Foreman's busy taking his temperature and testing his muscles to see how close he is to turning into Joe, when House drops by for a visit. House doesn't say hello, though, just dismisses Foreman's theory by saying that staph infections are usually present on the skin. No longer giddy, Foreman snaps that House isn't treating him like a patient like he said he would. House says that staph would have hit Foreman's internal organs before reaching the brain, and since it didn't, it's not staph. So House wants Foreman to agree to a brain biopsy. Foreman won't sign it without looking at his MRI. House was expecting this, and holds it up to the window for Foreman to see. The telltale abscess Foreman was hoping to see isn't there, but Foreman does have a fever now, so he's still convinced it's staph. House regrets giving him his own thermometer.
Foreman has to be awake and aware for his brain surgery. Chase flashes cards with colored shapes on them, while we hear the disconcerting sound of a drill boring into a skull. And then there's the even more disconcerting sound of House's voice asking Foreman his date of birth. Foreman doesn't understand; the Omaya reservoir is inserted in an area of the brain that deals with stuff like shape and color recognition. Memory and stuff like that would be the kinds of questions you'd ask someone who was getting, like, a brain biopsy -- oh, House! He just went ahead and did the brain biopsy anyway! "Get out of my temporal lobe, House," Foreman says. But there's nothing he can really do about it.
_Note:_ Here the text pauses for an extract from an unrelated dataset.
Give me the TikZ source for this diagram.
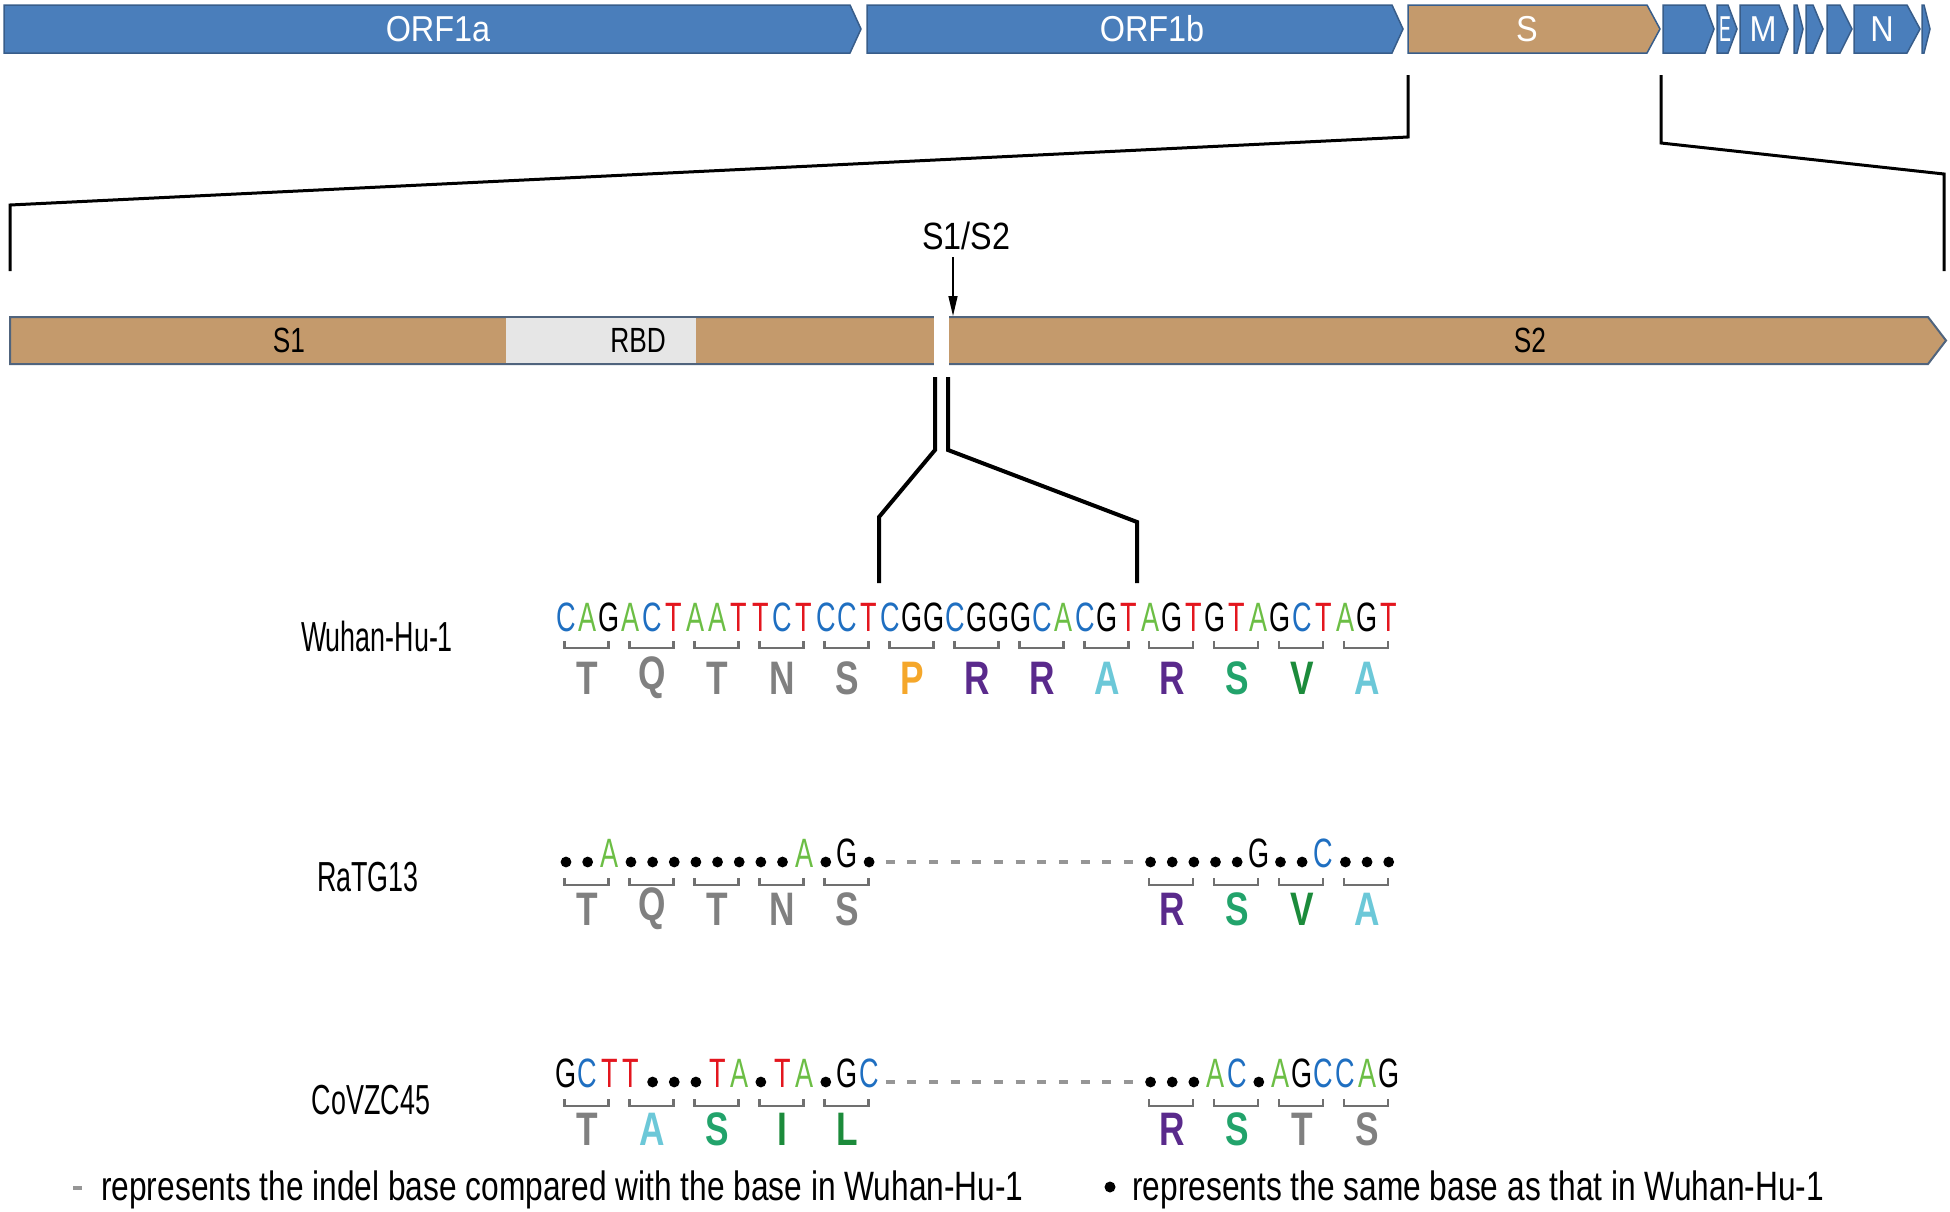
\documentclass[tikz,border=0pt]{standalone}
\usepackage{fontspec}
\setmainfont{Liberation Sans}
\newfontfamily\fgene[FakeStretch=0.9]{Liberation Sans}
\newfontfamily\fbar[FakeStretch=0.75]{Liberation Sans}
\newfontfamily\fcut[FakeStretch=0.85]{Liberation Sans}
\newfontfamily\frow[FakeStretch=0.64]{Liberation Sans}
\newfontfamily\fleg[FakeStretch=0.773]{Liberation Sans}
\newfontfamily\seqfont[FakeStretch=0.66]{Liberation Sans}
\newfontfamily\aafont[FakeStretch=0.75]{Liberation Sans}
\usetikzlibrary{arrows.meta}
\definecolor{geneblue}{RGB}{74,126,187}
\definecolor{geneedge}{RGB}{56,93,138}
\definecolor{stan}{RGB}{196,154,108}
\definecolor{baredge}{RGB}{80,100,125}
\definecolor{rbdgrey}{RGB}{230,230,230}
\definecolor{nA}{RGB}{108,190,69}
\definecolor{nC}{RGB}{31,111,193}
\definecolor{nG}{RGB}{0,0,0}
\definecolor{nT}{RGB}{227,22,30}
\definecolor{aagrey}{RGB}{128,128,128}
\definecolor{aaP}{RGB}{245,167,42}
\definecolor{aaR}{RGB}{90,42,140}
\definecolor{aaA}{RGB}{108,200,216}
\definecolor{aaS}{RGB}{34,163,107}
\definecolor{aaV}{RGB}{28,139,59}
\definecolor{brkgrey}{RGB}{112,112,112}
\definecolor{dashgrey}{RGB}{150,150,150}
\newcommand\genearrow[5]{\filldraw[fill=#4,draw=#5,line width=1.5] (#1,5) -- (#2,5) -- (#3,29) -- (#2,53) -- (#1,53) -- cycle;}
\begin{document}
\begin{tikzpicture}[x=1pt,y=-1pt,
  genelbl/.style={text=white,inner sep=0,font=\fgene\fontsize{36}{36}\selectfont},
  barlbl/.style={text=black,inner sep=0,font=\fbar\fontsize{35}{35}\selectfont},
  nt/.style={inner sep=0,anchor=base,font=\seqfont\fontsize{41}{41}\selectfont},
  aa/.style={inner sep=0,font=\aafont\bfseries\fontsize{47}{47}\selectfont},
  rowlbl/.style={inner sep=0,font=\frow\fontsize{42}{42}\selectfont},
  leglbl/.style={inner sep=0,anchor=base west,font=\fleg\fontsize{41}{41}\selectfont},
  brk/.style={draw=brkgrey,line width=2.5},
  dsh/.style={draw=dashgrey,line width=3.5},
  zoomline/.style={draw=black,line width=3},
  dotr/.style={fill=black},
]
\useasboundingbox (0,0) rectangle (1950,1211);
% ---------- genome ----------
\genearrow{4}{850}{861}{geneblue}{geneedge}
\genearrow{867}{1392}{1403}{geneblue}{geneedge}
\genearrow{1408}{1647}{1660}{stan}{geneedge}
\genearrow{1663}{1705}{1714}{geneblue}{geneedge}
\genearrow{1717}{1728}{1737}{geneblue}{geneedge}
\genearrow{1740}{1779}{1788}{geneblue}{geneedge}
\genearrow{1794}{1797}{1803}{geneblue}{geneedge}
\genearrow{1806}{1813}{1823}{geneblue}{geneedge}
\genearrow{1827}{1840}{1852}{geneblue}{geneedge}
\genearrow{1854}{1907}{1920}{geneblue}{geneedge}
\genearrow{1922}{1924}{1930}{geneblue}{geneedge}
\node[genelbl] (orf1a) at (438,29) {ORF1a};
\node[genelbl] (orf1b) at (1152,29) {ORF1b};
\node[genelbl] (sg) at (1527,29) {S};
\node[genelbl] (eg) at (1725,29) {\scalebox{0.55}[1]{E}};
\node[genelbl] (mg) at (1763,29) {M};
\node[genelbl] (ng) at (1882,29) {N};
% ---------- zoom lines from S ----------
\coordinate (sL) at (1408,75);
\coordinate (sR) at (1661,75);
\coordinate (bL) at (10,271);
\coordinate (bR) at (1944,271);
\draw[zoomline] (sL) -- (1408,137) -- (10,205) -- (bL);
\draw[zoomline] (sR) -- (1661,143) -- (1944,174) -- (bR);
% ---------- spike bar ----------
\filldraw[fill=stan,draw=baredge,line width=2] (10,317) -- (1928,317) -- (1946,340.5) -- (1928,364) -- (10,364) -- cycle;
\fill[rbdgrey] (506,318) rectangle (696,363);
\fill[white] (934,315) rectangle (949,366);
\node[barlbl] (s1) at (289,340.5) {S1};
\node[barlbl] (rbd) at (638,340.5) {RBD};
\node[barlbl] (s2) at (1530,340.5) {S2};
\node[inner sep=0,font=\fcut\fontsize{38}{38}\selectfont] (s12) at (966,236) {S1/S2};
\coordinate (cut) at (953,316);
\draw[line width=1.5,-{Triangle[length=20,width=9]}] (953,257) -- (cut);
% ---------- double line to sequence ----------
\coordinate (dl) at (879,583);
\coordinate (dr) at (1137,583);
\draw[line width=4] (935,377) -- (935,450) -- (879,517) -- (dl);
\draw[line width=4] (948,377) -- (948,450) -- (1137,522) -- (dr);
% ---------- row labels ----------
\node[rowlbl] (lw) at (377,636) {Wuhan-Hu-1};
\node[rowlbl] (lr) at (368,877) {RaTG13};
\node[rowlbl] (lc) at (371,1100) {CoVZC45};
% ---------- Wuhan-Hu-1 ----------
\foreach \c [count=\j from 0] in {C,A,G,A,C,T,A,A,T,T,C,T,C,C,T,C,G,G,C,G,G,G,C,A,C,G,T,A,G,T,G,T,A,G,C,T,A,G,T}
  \node[nt,text=n\c] (w\j) at ({566+21.65*\j},631) {\c};
\foreach \i in {0,...,12}
  \draw[brk] ({587.65+64.95*\i-23},641) -- ++(0,7) -- ++(44,0) -- ++(0,-7);
\foreach \a/\col [count=\i from 0] in {T/aagrey,Q/aagrey,T/aagrey,N/aagrey,S/aagrey,P/aaP,R/aaR,R/aaR,A/aaA,R/aaR,S/aaS,V/aaV,A/aaA}
  \node[aa,text=\col] (wa\i) at ({587.65+64.95*\i},678) {\a};
% ---------- RaTG13 ----------
\foreach \j in {0,1,3,4,5,6,7,8,9,10,12,14,27,28,29,30,31,33,34,36,37,38}
  \fill[dotr] ({566+21.65*\j},862) circle (5.4);
\foreach \j/\c in {2/A,11/A,13/G,32/G,35/C}
  \node[nt,text=n\c] (r\j) at ({566+21.65*\j},867) {\c};
\foreach \j in {15,...,26}
  \draw[dsh] ({566+21.65*\j-5},862) -- ++(9,0);
\foreach \i in {0,1,2,3,4,9,10,11,12}
  \draw[brk] ({587.65+64.95*\i-23},878) -- ++(0,7) -- ++(44,0) -- ++(0,-7);
\foreach \i/\a/\col in {0/T/aagrey,1/Q/aagrey,2/T/aagrey,3/N/aagrey,4/S/aagrey,9/R/aaR,10/S/aaS,11/V/aaV,12/A/aaA}
  \node[aa,text=\col] (ra\i) at ({587.65+64.95*\i},909) {\a};
% ---------- CoVZC45 ----------
\foreach \j in {4,5,6,9,12,27,28,29,32}
  \fill[dotr] ({566+21.65*\j},1082) circle (5.4);
\foreach \j/\c in {0/G,1/C,2/T,3/T,7/T,8/A,10/T,11/A,13/G,14/C,30/A,31/C,33/A,34/G,35/C,36/C,37/A,38/G}
  \node[nt,text=n\c] (c\j) at ({566+21.65*\j},1087) {\c};
\foreach \j in {15,...,26}
  \draw[dsh] ({566+21.65*\j-5},1082) -- ++(9,0);
\foreach \i in {0,1,2,3,4,9,10,11,12}
  \draw[brk] ({587.65+64.95*\i-23},1099) -- ++(0,7) -- ++(44,0) -- ++(0,-7);
\foreach \i/\a/\col in {0/T/aagrey,1/A/aaA,2/S/aaS,3/I/aaV,4/L/aaV,9/R/aaR,10/S/aaS,11/T/aagrey,12/S/aagrey}
  \node[aa,text=\col] (ca\i) at ({587.65+64.95*\i},1129) {\a};
% ---------- legend ----------
\draw[dsh] (73,1188) -- (82,1188);
\node[leglbl] (leg1) at (101,1200) {represents the indel base compared with the base in Wuhan-Hu-1};
\fill[dotr] (1110,1187) circle (5.5);
\node[leglbl] (leg2) at (1132,1200) {represents the same base as that in Wuhan-Hu-1};
\end{tikzpicture}
\end{document}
Night falls on PPTH. Joe wakes up and calls to the person behind the room divider. He heard that he got a new roommate, and he wants to chat. Foreman acknowledges his presence in the room, and Joe recognizes his voice as his former doctor, which is good since he couldn't see Foreman even if the room divider curtain wasn't up. Joe even remembers that Foreman doesn't like him, but he's also too scared and in too much pain to really care. Foreman is scared too, and he tries to reassure the guy that the fact that he knows that he's blind now could be a good sign. Joe tells him that he can expect to be in intense pain soon -- pain that morphine doesn't even help. "I'm gonna die, aren't I?" Joe sobs. Foreman says no; if Joe dies, then Foreman dies. And Foreman isn't going to die since he's got like a five-year contract with this show.